Google was already well along that path when Geoff Hinton made his breakthrough. Over the years, the company has been a leader in using a more traditional form of what is called machine learning to make its search engine smarter. Only a few years into the company’s history, it hired a group of AI-savvy engineers and scientists who jiggered the search engine to learn things like synonyms. When millions of users used a certain word interchangeably with another (dog or puppy, for instance), Google would quickly utilize that knowledge to understand queries better. And when Google took on the task of translating web sites to deliver results from sites in different languages, its scientists made use of a process that fed massive amounts of translated documents and their sources into the system. That way, Google’s search engine “learned” how one language mapped to another. Using that AI procedure, Google could translate web sites into languages not spoken by any of its engineers.
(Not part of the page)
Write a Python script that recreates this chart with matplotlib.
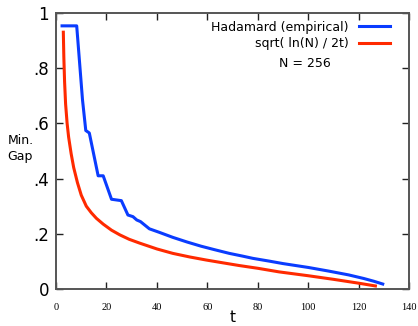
import matplotlib
matplotlib.use("Agg")
import matplotlib.pyplot as plt

# empirical minimum gap, Hadamard walk, N = 256
had_t = [2.4, 8.2, 10.5, 11.8, 13.2, 16.7, 18.7, 22.0, 25.9, 28.5, 30.5, 32.0,
         33.5, 37.0, 41.0, 46.3, 52.0, 57.5, 63.0, 68.7, 74.0, 78.0, 84.5, 90.0,
         100.0, 108.0, 116.0, 122.0, 126.0, 129.5]
had_gap = [0.953, 0.953, 0.685, 0.574, 0.565, 0.41, 0.41, 0.325, 0.32, 0.268, 0.262, 0.25,
           0.244, 0.218, 0.205, 0.187, 0.17, 0.155, 0.142, 0.129, 0.119, 0.111, 0.101, 0.092,
           0.078, 0.065, 0.051, 0.038, 0.028, 0.018]

# bound curve
bnd_t = [2.9, 3.1, 3.4, 3.8, 4.4, 5.0, 6.0, 7.0, 8.5, 10.0, 12.0, 14.0, 16.0, 18.7,
         22.0, 25.3, 29.0, 33.2, 40.0, 46.3, 53.0, 59.5, 66.0, 72.6, 80.0, 88.4,
         100.0, 110.0, 120.0, 126.6]
bnd_gap = [0.93, 0.84, 0.75, 0.67, 0.6, 0.55, 0.49, 0.44, 0.385, 0.34, 0.3, 0.276, 0.256, 0.235,
           0.213, 0.196, 0.18, 0.166, 0.145, 0.129, 0.116, 0.105, 0.095, 0.085, 0.075, 0.062,
           0.048, 0.035, 0.021, 0.011]

xticks = [0, 20, 40, 60, 80, 100, 120, 140]
yticks = [0, 0.2, 0.4, 0.6, 0.8, 1.0]
ytick_labels = ["0", ".2", ".4", ".6", ".8", "1"]

fig = plt.figure(figsize=(4.18, 3.26), dpi=100)
ax = fig.add_axes([0.134, 0.1135, 0.845, 0.847])

ax.plot(had_t, had_gap, color="#0a3cff", linewidth=2.2, label="Hadamard (empirical)")
ax.plot(bnd_t, bnd_gap, color="#ff2a00", linewidth=2.2, label="sqrt( ln(N) / 2t)")

ax.set_xlim(0, 140)
ax.set_ylim(0, 1)
ax.set_xticks(xticks)
ax.set_yticks(yticks)
ax.set_yticklabels(ytick_labels)

for lab in ax.get_xticklabels():
    lab.set_fontfamily("Liberation Serif")
    lab.set_fontsize(7.5)
for lab in ax.get_yticklabels():
    lab.set_fontsize(12)

ax.tick_params(direction="in", length=5, width=1.0, colors="#222222",
               top=True, right=True, labelcolor="black")
ax.tick_params(axis="x", pad=10)
ax.tick_params(axis="y", pad=5)

for s in ax.spines.values():
    s.set_color("#555555")
    s.set_linewidth(1.4)

# axis labels placed by hand so "t" stays inside the canvas
fig.text(0.557, 0.002, "t", fontsize=11, ha="center", va="bottom")
fig.text(0.018, 0.545, "Min.\nGap", fontsize=9, ha="left", va="center", linespacing=1.3)

leg = ax.legend(loc="upper right", bbox_to_anchor=(0.96, 0.99), frameon=False,
                fontsize=9, markerfirst=False, handlelength=2.5,
                handletextpad=0.8, labelspacing=0.3, borderaxespad=0.0)
for t in leg.get_texts():
    t.set_ha("right")
leg._legend_box.align = "right"
fig.text(0.73, 0.805, "N = 256", fontsize=9, ha="center", va="center")

fig.savefig("out.png", dpi=100)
Deep learning is now viewed as a step beyond that more straightforward variety of machine learning. Since it is based on the architecture of the human brain, its adherents argue that, in theory, deep learning is the launch pad for computer-based feats of intelligence not possible — at least not easily—with previous approaches. That’s why Hinton’s breakthrough is so important to Google, as well as every other company dealing in search and related problems. Google has worked hard in the past few years to reshape its search engine to generate a conversational experience. But to truly attain the skills of even a very young human being, the frontiers of AI must be expanded, and Deep Learning is the tool du jour for accomplishing this.
Explaining the circumstances by which neural nets earned the sobriquet Deep Learning isn’t easy. But Hinton is game to try, though I felt I detected a hopeless sigh when he learned he was addressing an English major.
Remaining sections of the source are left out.